4. St. Ita. Also known as Deirdre and Mida; her dates of birth and death are unknown, but she lived sometime in the mid-to-late fifth century. Born of royal blood in Waterford, Ita refused to marry and got her father's permission to move to Limerick and found a community for religious women. She later founded a school for boys, and one of her students was the future St. Brendan. Ita is the heroine of quite a few legends, including one in which she reunited the head and body of a beheaded man, and brought him back to life. It's not a name you see much in the US, but St. Ita's namesake, Sister Ita Ford, was a Maryknoll nun who was martyred at the hands of a military death squad in El Salvador in 1980.

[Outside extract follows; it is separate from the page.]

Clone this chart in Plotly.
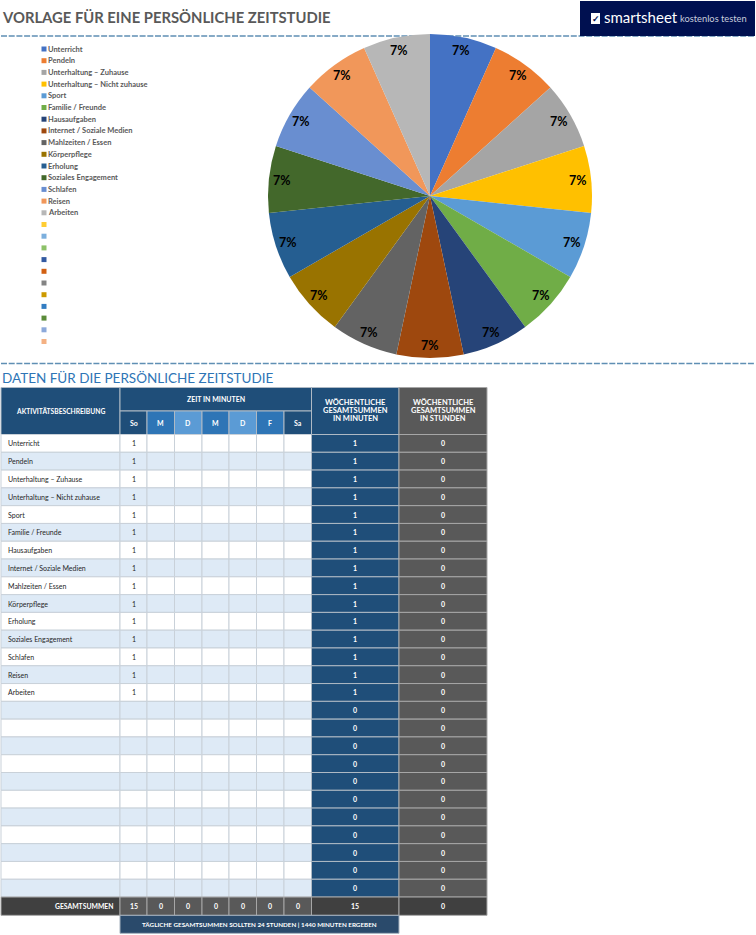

5. St. Kieran, St. Kieran, and St. Kieran. It's a popular name for Irish saints, but the three best-known are Kieran of Clonmacnoise, Kieran of Seir-Kieran and Kieran of Disert-Kieran. Kieran (or Ciaran) of Clonmacnoise (512-544) founded the great abbey and school there, considered the first truly national seminary of Ireland. St. Kieran of Seir-Kieran (late 5th-early 6th century) is the patron saint of Ossory, and according to legend was the mentor of Kieran of Clonmacnoise. St. Kieran of Disert-Kieran (8th century) is also known as "Kieran the Devout," and wrote a popular biography of St. Patrick.

2 comments:

Chip said...

The Welsh claim St. Patrick.

AnswerGirl said...

Because I do not allow anonymous comments on this blog, I have deleted a comment that said "So do the Cornish." If you want to post it again with your name on it, please do.

The earliest written histories of St. Patrick appeared about two centuries after his death, so there's no way to know his birthplace for certain. Rudyard Kipling said he was British.